Mülheim. . Handyverträge, Kreditkarten oder Versicherungen: Die Beraterinnen kennen viele zweifelhafte Fälle. Spezielle Schulungen sollen vorbeugen.
- In der Mülheimer Verbraucherberatung meldeten sich 2016 vermehrt geflüchtete Menschen
- Fehlende Sprachkenntnisse werden bei Handy- oder Versicherungsverträgen oft schamlos ausgenutzt
- Flüchtlinge gelten ebenso wie ältere Menschen als „verletzliche Verbraucher“, die besonders geschützt werden sollen
Kürzlich hat die Mülheimer Verbraucherzentrale ihren Jahresbericht vorgestellt. 2016 seien vermehrt auch geflüchtete Menschen in die Beratungsstelle gekommen, heißt es. Bei ihnen führten oft fehlende Sprachkenntnisse zu vielerlei Missverständnissen. „Nicht selten wird dies auch schamlos ausgenutzt“, so Christiane Lersch, Leiterin der Beratungsstelle.
Vielen Flüchtlingen sei etwa der Unterschied zwischen Prepaid- und Postpaid-Verträgen nicht klar. So hätten Mitarbeiter von Telefonshops ihnen ein kostenloses Smartphone oder Tablet versprochen und sie damit in Verträge mit einer 24-monatigen Laufzeit gelockt. Anderen wurden Vergünstigungen versprochen, die nicht im Vertrag standen. Die Beratungsgespräche in den Shops fänden zwar häufig in der jeweiligen Muttersprache statt. Die seitenlangen Verträge seien aber auf Deutsch. „Die Flüchtlinge wissen oft nicht, was sie da unterschreiben und vertrauen dem Verkäufer blind“, erklärt Christiane Lersch. „Wir raten dazu, immer eine Begleitperson mitzunehmen, die Deutsch spricht.“
Drückerkolonnen auf Kundenfang
Ähnliche Situationen gebe es auch beim Thema Energie. Die Beratungsstelle berichtet von Drückerkolonnen, die Kunden direkt aus Flüchtlingsunterkünften akquirieren. Auch hier werde die Unerfahrenheit ausgenutzt, um Verträge an den Mann zu bringen, die nicht günstiger sind als die Grundversorgung und ungewöhnlich lange Laufzeiten aufweisen. Gegen vier auffällig gewordene Anbieter hat die Verbraucherzentrale NRW laut eigenen Angaben inzwischen Klage eingereicht.

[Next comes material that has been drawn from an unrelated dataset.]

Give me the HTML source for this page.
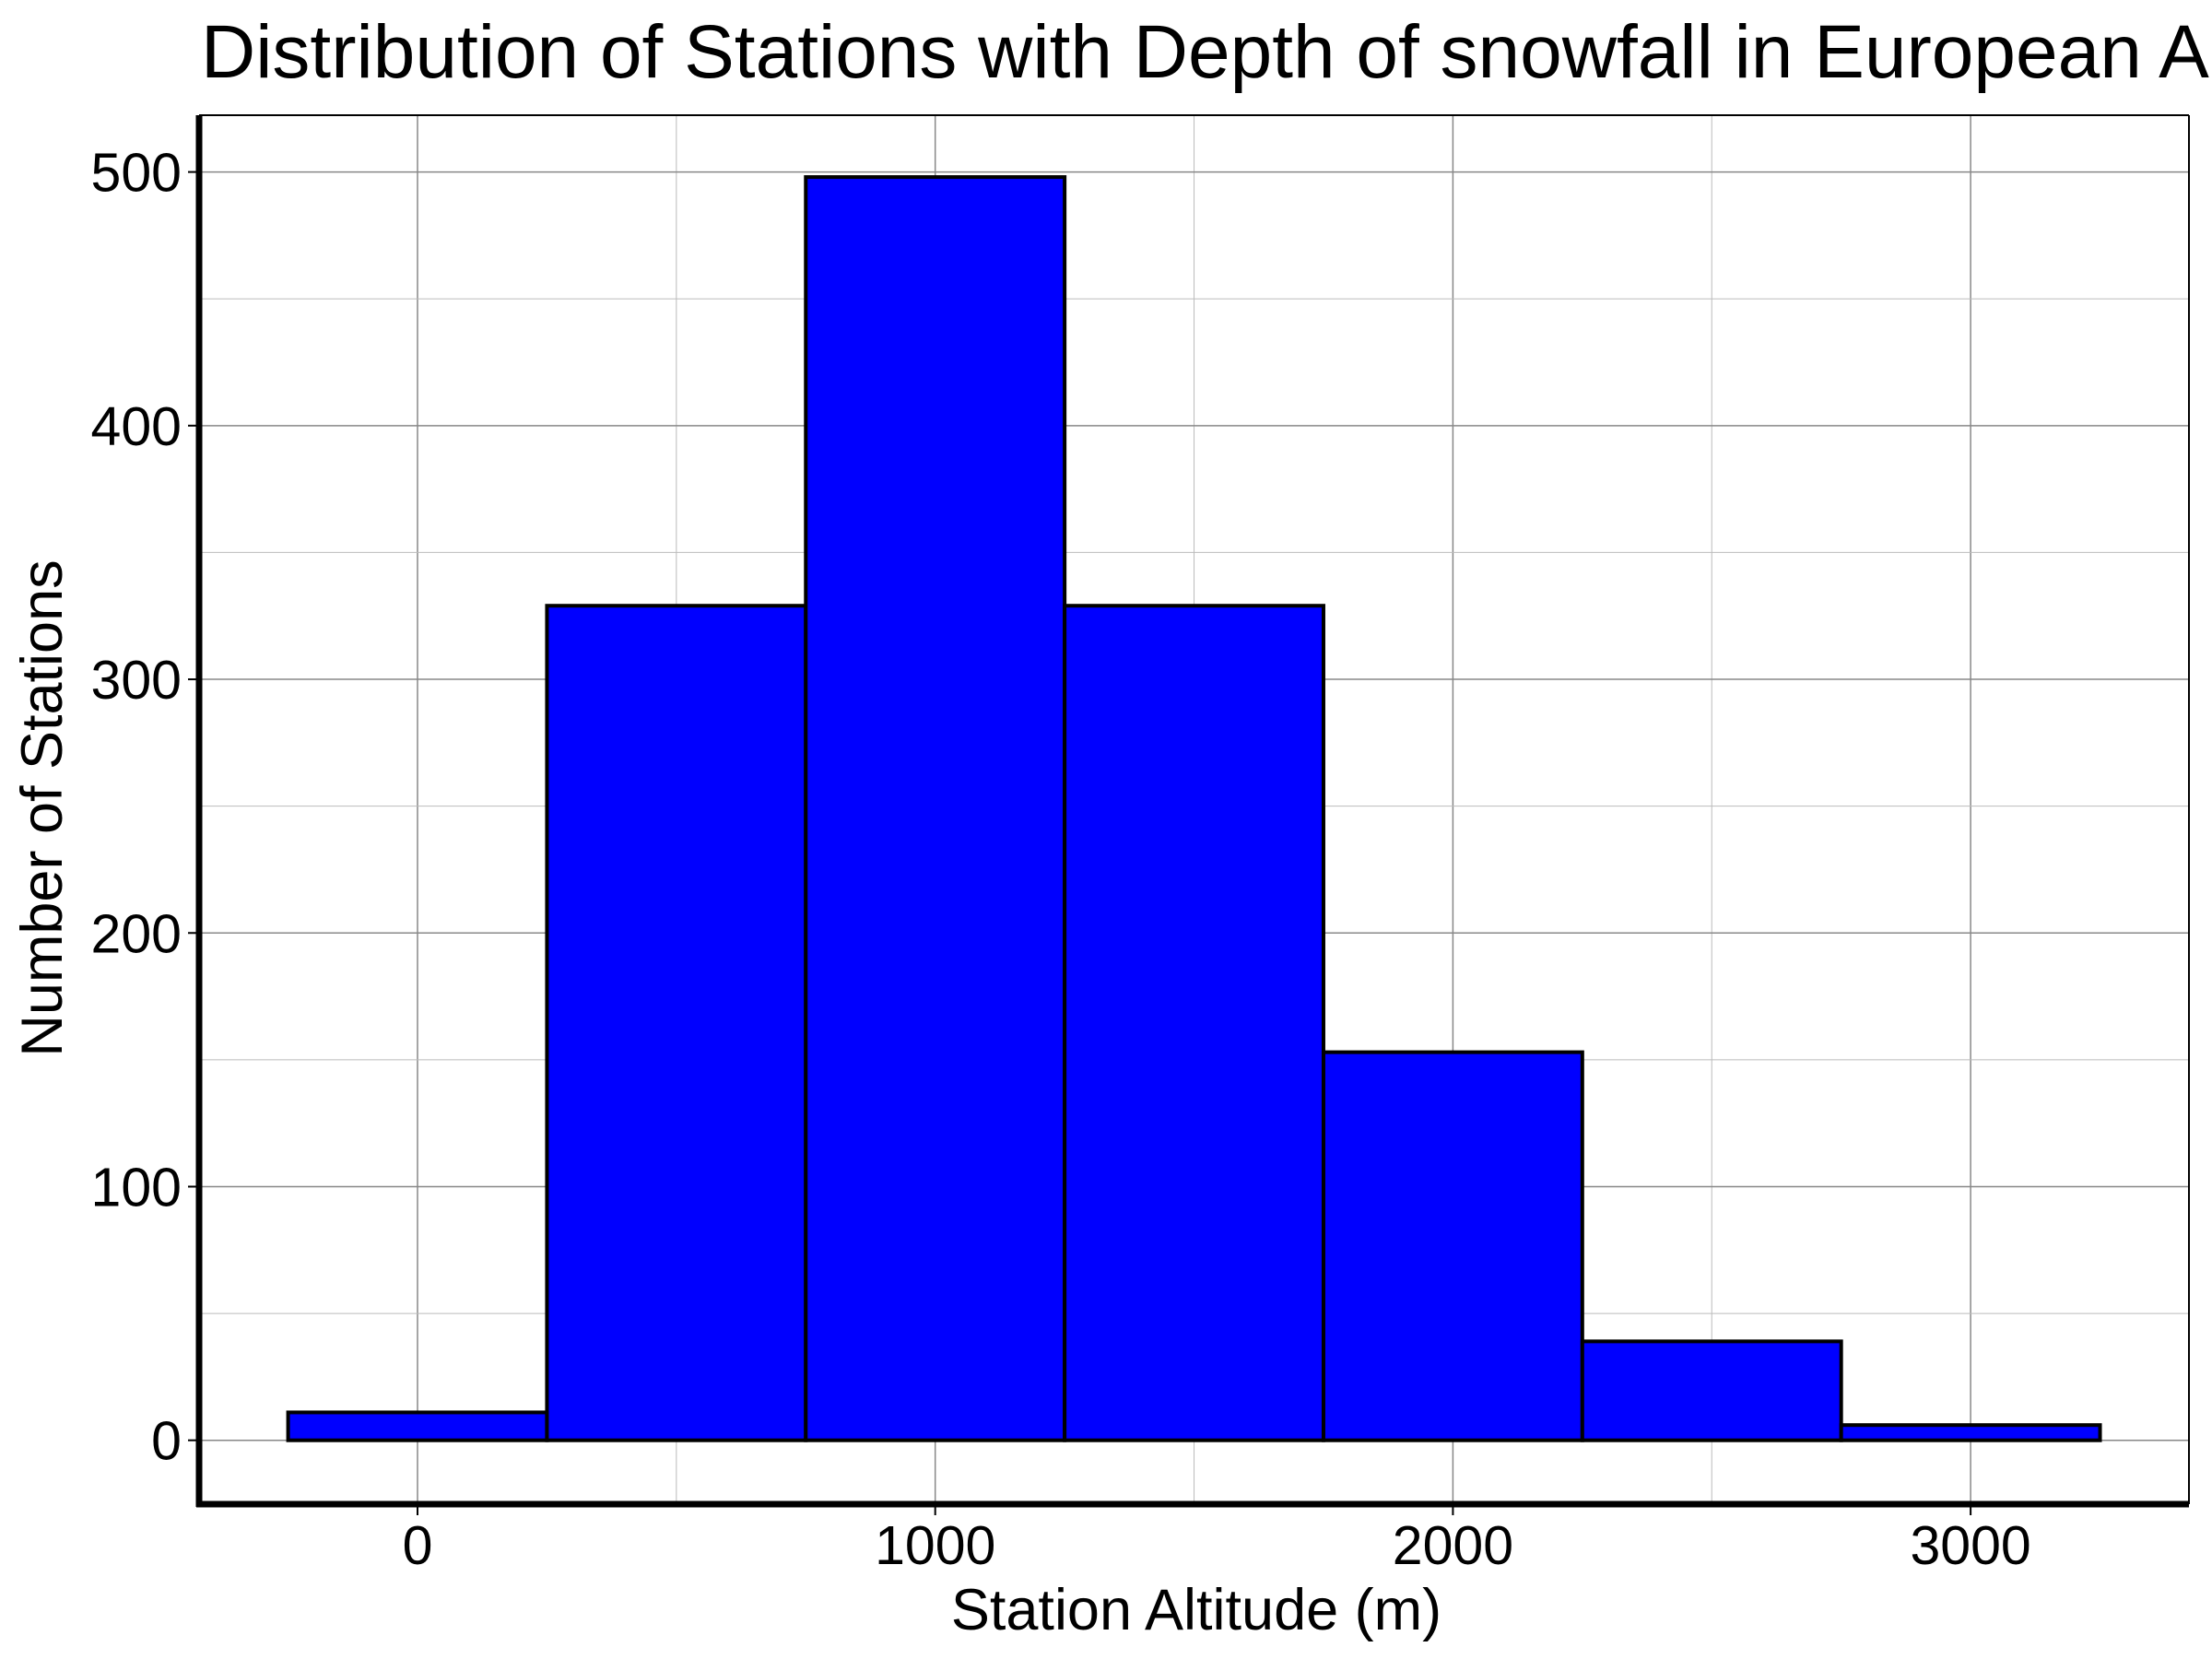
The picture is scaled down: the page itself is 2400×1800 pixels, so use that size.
<!DOCTYPE html>
<html><head><meta charset="utf-8"><style>
body{margin:0;background:#fff}
svg{display:block;font-family:"Liberation Sans",Arial,sans-serif}
</style></head><body>
<svg id="c" width="2400" height="1800" viewBox="0 0 2400 1800">
<text x="218" y="84" font-size="82">Distribution of Stations with Depth of snowfall in European Alps</text>
<g id="grid"></g><g id="bars"></g><g id="axes"></g>
<text x="1298" y="1768" font-size="63" text-anchor="middle">Station Altitude (m)</text>
<text transform="translate(67,877) rotate(-90)" font-size="63" text-anchor="middle">Number of Stations</text>
</svg>
<script>
const binStarts=[-250,250,750,1250,1750,2250,2750];
const binWidth=500;
const counts=[11,329,498,329,153,39,6];
const xTicks=[0,1000,2000,3000];
const yTicks=[0,100,200,300,400,500];
const L=216,R=2375,T=125,B=1632;
const X=v=>453+v*0.5617;
const Y=v=>1562.7-v*2.7522;
const NS='http://www.w3.org/2000/svg';
function mk(t,a,p){const e=document.createElementNS(NS,t);for(const k in a)e.setAttribute(k,a[k]);p.appendChild(e);return e;}
const grid=document.getElementById('grid'),bars=document.getElementById('bars'),axes=document.getElementById('axes');
for(let v=-500;v<=3500;v+=500){const x=X(v);if(x<L||x>R)continue;
 const g=mk('line',{x1:x,x2:x,y1:T,y2:B,stroke:v%1000===0?'#888':'#bbb','stroke-width':v%1000===0?1.5:1},grid);
 
 }
for(let v=0;v<=550;v+=50){const y=Y(v);if(y<T||y>B)continue;
 const g=mk('line',{x1:L,x2:R,y1:y,y2:y,stroke:v%100===0?'#888':'#bbb','stroke-width':v%100===0?1.5:1},grid);
 
 }
counts.forEach((c,i)=>{const x0=X(binStarts[i]),x1=X(binStarts[i]+binWidth);
 const r=mk('rect',{x:x0,y:Y(c),width:x1-x0,height:Y(0)-Y(c),fill:'#0000ff',stroke:'#000','stroke-width':4},bars);
 
 });
let s=mk('line',{x1:L,x2:R,y1:T,y2:T,stroke:'#000','stroke-width':2},axes);


s=mk('line',{x1:R,x2:R,y1:T,y2:B,stroke:'#000','stroke-width':2},axes);


s=mk('line',{x1:L,x2:L,y1:T,y2:B+3,stroke:'#000','stroke-width':7},axes);


s=mk('line',{x1:L-3,x2:R,y1:B,y2:B,stroke:'#000','stroke-width':7},axes);


xTicks.forEach(v=>{const x=X(v);
 const t=mk('line',{x1:x,x2:x,y1:B,y2:B+12,stroke:'#000','stroke-width':2},axes);
 
 
 const l=mk('text',{x:x,y:1697,'font-size':59,'text-anchor':'middle'},axes);l.textContent=v;
 
 });
yTicks.forEach(v=>{const y=Y(v);
 const t=mk('line',{x1:L-12,x2:L,y1:y,y2:y,stroke:'#000','stroke-width':2},axes);
 
 
 const l=mk('text',{x:197,y:y+21,'font-size':59,'text-anchor':'end'},axes);l.textContent=v;
 
 });
</script>
</body></html>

Ein weiteres Problemfeld seien Prepaid-Kreditkarten. Flüchtlinge berichten der Verbraucherzentrale vermehrt von Anbietern, die eine Kreditkarte versprechen, auch „wenn der Finanzrahmen mal in Schieflage geraten ist“, oder damit werben, dass sie keine Schufa-Auskunft einholen. Sie vermitteln aber nicht, dass man solch eine Karte selbst mit Geld aufladen muss. Viele Flüchtlinge können dies nicht leisten, so dass sie für eine Karte zahlen, die sie nicht nutzen. Die Anbieter kassieren vorab eine Bearbeitungsgebühr von 50 Euro und fordern dann nochmals einen Betrag in gleicher Höhe für die Karte.
Einzig erforderlich ist eine Haftpflichtversicherung
Auch Versicherungsvertreter unterbreiteten zum Teil zweifelhafte Angebote. So habe ein Makler einem Familienvater eine Sterbegeldversicherung mit einer monatlichen Rate von etwa 25 Euro verkauft. Dieser unterschrieb den Vertrag im Glauben, „etwas Gutes für seine Kinder zu tun“. Die Versicherung hätte im Sterbefall aber erst zwei Jahre nach seinem Tod gezahlt, zudem wäre die Summe kaum höher gewesen, als das, was er über die Jahre eingezahlt hatte. „Die einzige Versicherung, die geflüchtete Menschen kurzfristig benötigen, ist eine Haftpflichtversicherung“, erklärt Lersch.
Bei der Verbraucherzentrale gelten Flüchtlinge ebenso wie beispielsweise auch ältere Menschen als „verletzliche Verbraucher“. Um sie zu schützen, arbeitet die Beratungsstelle mit Flüchtlingsorganisationen, Sozialarbeitern und ehrenamtlichen Helfern zusammen.
Beratung immer mit Dolmetscher
Bei Beratungsgesprächen an der Leineweberstraße stellt das Centrum für bürgerschaftliches Engagement (CBE) zum Beispiel Dolmetscher, um Verständnisprobleme zu minimieren. Desweiteren geht die Verbraucherzentrale regelmäßig in Deutschkurse für Flüchtlinge und bietet Präventionsschulungen zum Umgang mit Handyverträgen, Mietverträgen oder Energiethemen an.